Objective -> Lines that contain the string "chart" are to be copied; leave out all others.

* BEGIN Dataset extract *

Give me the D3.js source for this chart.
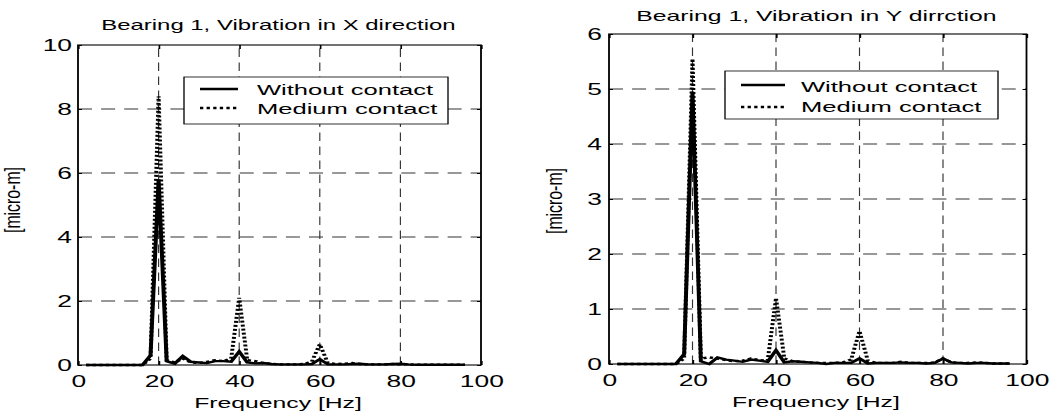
<!DOCTYPE html>
<html><head><meta charset="utf-8">
<script src="https://cdn.jsdelivr.net/npm/d3@7"></script>
<style>
html,body{margin:0;padding:0;background:#fff;}
svg{display:block;}
text{font-family:"Liberation Sans",Arial,Helvetica,sans-serif;fill:#000;}
</style></head>
<body>
<svg id="chart" width="1063" height="419"></svg>
<script>
// ---- data ----
const freq = [2,4,6,8,10,12,14,16,18,20,22,24,26,28,30,32,34,36,38,40,42,44,46,48,50,52,54,56,58,60,62,64,66,68,70,72,74,76,78,80,82,84,86,88,90,92,94,96];
const xWithout = [0,0,0,0,0,0,0,0,0.3,5.8,0.12,0.04,0.28,0.1,0.08,0.06,0.12,0.12,0.1,0.42,0.08,0.05,0.06,0.03,0.02,0.02,0.02,0.02,0.03,0.18,0.02,0.02,0.02,0.03,0.04,0.02,0.02,0.02,0.03,0.04,0.02,0.01,0.01,0.01,0.01,0.01,0.01,0.01];
const xMedium  = [0,0,0,0,0,0,0,0,0.2,8.4,0.15,0.08,0.2,0.08,0.06,0.1,0.15,0.12,0.2,2.1,0.15,0.12,0.06,0.04,0.02,0.02,0.02,0.03,0.1,0.65,0.06,0.03,0.04,0.06,0.03,0.02,0.02,0.02,0.03,0.02,0.02,0.01,0.01,0.01,0.01,0.01,0.01,0.01];
const yWithout = [0,0,0,0,0,0,0,0,0.18,4.95,0.05,0,0.12,0.08,0.06,0.04,0.08,0.06,0.04,0.25,0.03,0.05,0.04,0.03,0.02,0,0.02,0.02,0.02,0.1,0.01,0.02,0.02,0.02,0.03,0.02,0.02,0.01,0.02,0.1,0.03,0.02,0.01,0.02,0.02,0.01,0.01,0.01];
const yMedium  = [0,0,0,0,0,0,0,0,0.1,5.55,0.1,0.12,0.1,0.07,0.05,0.06,0.1,0.07,0.06,1.2,0.1,0.05,0.04,0.03,0.02,0.02,0.02,0.03,0.08,0.6,0.06,0.02,0.02,0.02,0.04,0.02,0.02,0.02,0.03,0.1,0.03,0.02,0.02,0.03,0.02,0.01,0.01,0.01];
const xTicks = [0,20,40,60,80,100];
const yTicksX = [0,2,4,6,8,10];
const yTicksY = [0,1,2,3,4,5,6];
const legendLabels = ["Without contact","Medium contact"];
const titleX = "Bearing 1, Vibration in X direction";
const titleY = "Bearing 1, Vibration in Y dirrction";
const xLabel = "Frequency [Hz]";
const yLabel = "[micro-m]";

// ---- layout ----
const S = 1.65; // horizontal stretch of the whole picture
const panels = [
  {left:78, right:481, top:45, bottom:365, ymax:10, yticks:yTicksX, solid:xWithout, dotted:xMedium,
   title:titleX, tx:278.5, ty:30.5, tsize:14.5, ypad:6, xlabX:278, xlabY:408, ylabX:20, ylabY:200,
   leg:{x0:184,x1:448,y0:77,y1:124,l0:200,l1:238,ly:[89,108],txt:257,tyy:[95,114.5]}},
  {left:609, right:1026.5, top:34, bottom:364, ymax:6, yticks:yTicksY, solid:yWithout, dotted:yMedium,
   title:titleY, tx:816.5, ty:20.7, tsize:15, ypad:7, xlabX:816, xlabY:407.5, ylabX:562, ylabY:201,
   leg:{x0:725,x1:998,y0:71,y1:119,l0:741,l1:785,ly:[85,107],txt:801,tyy:[91.7,112.3]}}
];

const svg = d3.select("#chart");
const root = svg.append("g").attr("transform", `scale(${S},1)`);

panels.forEach(p => {
  const x = d3.scaleLinear().domain([0,100]).range([p.left/S, p.right/S]);
  const y = d3.scaleLinear().domain([0,p.ymax]).range([p.bottom, p.top]);
  const g = root.append("g");

  // grid
  const dash = "8.5,5.5";
  g.append("g").selectAll("line").data(xTicks.filter(t => t>0 && t<100)).join("line")
    .attr("x1", d=>x(d)).attr("x2", d=>x(d)).attr("y1", y(0)).attr("y2", y(p.ymax))
    .attr("stroke","#333").attr("stroke-width",0.7).attr("stroke-dasharray",dash);
  g.append("g").selectAll("line").data(p.yticks.filter(t => t>0 && t<p.ymax)).join("line")
    .attr("x1", x(0)).attr("x2", x(100)).attr("y1", d=>y(d)).attr("y2", d=>y(d))
    .attr("stroke","#333").attr("stroke-width",1).attr("stroke-dasharray",dash);

  // axes
  const fmt = d3.format("d");
  const styleAxis = a => { a.select(".domain").remove(); a.selectAll("text").attr("font-size",16).attr("font-family",'"Liberation Sans",Arial,sans-serif').attr("fill","#000"); a.selectAll("line").attr("stroke","#000"); };
  g.append("g").attr("transform",`translate(0,${y(0)})`)
    .call(d3.axisBottom(x).tickValues(xTicks).tickFormat(fmt).tickSizeInner(-4).tickSizeOuter(0).tickPadding(11)).call(styleAxis);
  g.append("g").attr("transform",`translate(0,${y(p.ymax)})`)
    .call(d3.axisTop(x).tickValues(xTicks).tickSizeInner(-4).tickSizeOuter(0).tickFormat("")).call(styleAxis);
  g.append("g").attr("transform",`translate(${x(0)},0)`)
    .call(d3.axisLeft(y).tickValues(p.yticks).tickFormat(fmt).tickSizeInner(-4/S).tickSizeOuter(0).tickPadding(p.ypad/S)).call(styleAxis);
  g.append("g").attr("transform",`translate(${x(100)},0)`)
    .call(d3.axisRight(y).tickValues(p.yticks).tickSizeInner(-4/S).tickSizeOuter(0).tickFormat("")).call(styleAxis);

  // lines
  const line = d3.line().x((d,i)=>x(freq[i])).y(d=>y(d));
  g.append("path").datum(p.solid).attr("d", line).attr("fill","none").attr("stroke","#000").attr("stroke-width",2.4);
  g.append("path").datum(p.dotted).attr("d", line).attr("fill","none").attr("stroke","#000").attr("stroke-width",2.4).attr("stroke-dasharray","2,2");

  // box
  g.append("rect").attr("x",x(0)).attr("y",y(p.ymax)).attr("width",x(100)-x(0)).attr("height",y(0)-y(p.ymax))
    .attr("fill","none").attr("stroke","#000").attr("stroke-width",1.1);

  // title
  g.append("text").attr("x",p.tx/S).attr("y",p.ty).attr("text-anchor","middle").attr("font-size",p.tsize).text(p.title);
  // x label
  g.append("text").attr("x",p.xlabX/S).attr("y",p.xlabY).attr("text-anchor","middle").attr("font-size",15).text(xLabel);
  // y label
  g.append("text").attr("transform",`translate(${p.ylabX/S},${p.ylabY}) rotate(-90)`).attr("text-anchor","middle")
    .attr("font-size",13).attr("textLength",66).attr("lengthAdjust","spacingAndGlyphs").text(yLabel);

  // legend
  const L = p.leg;
  g.append("rect").attr("x",L.x0/S).attr("y",L.y0).attr("width",(L.x1-L.x0)/S).attr("height",L.y1-L.y0)
    .attr("fill","#fff").attr("stroke","#000").attr("stroke-width",0.8);
  legendLabels.forEach((lab,i) => {
    g.append("line").attr("x1",L.l0/S).attr("x2",L.l1/S).attr("y1",L.ly[i]).attr("y2",L.ly[i])
      .attr("stroke","#000").attr("stroke-width",2.4).attr("stroke-dasharray", i===1 ? "2,2" : null);
    g.append("text").attr("x",L.txt/S).attr("y",L.tyy[i]).attr("font-size",15.5).text(lab);
  });
});
// bottom edge of the picture is cropped in the reference
svg.append("rect").attr("x",0).attr("y",411).attr("width",1063).attr("height",8).attr("fill","#fff");
</script>
</body></html>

* END Dataset extract *

Output for this task ->
Give me the D3.js source for this chart.
<svg id="chart" width="1063" height="419"></svg>
const svg = d3.select("#chart");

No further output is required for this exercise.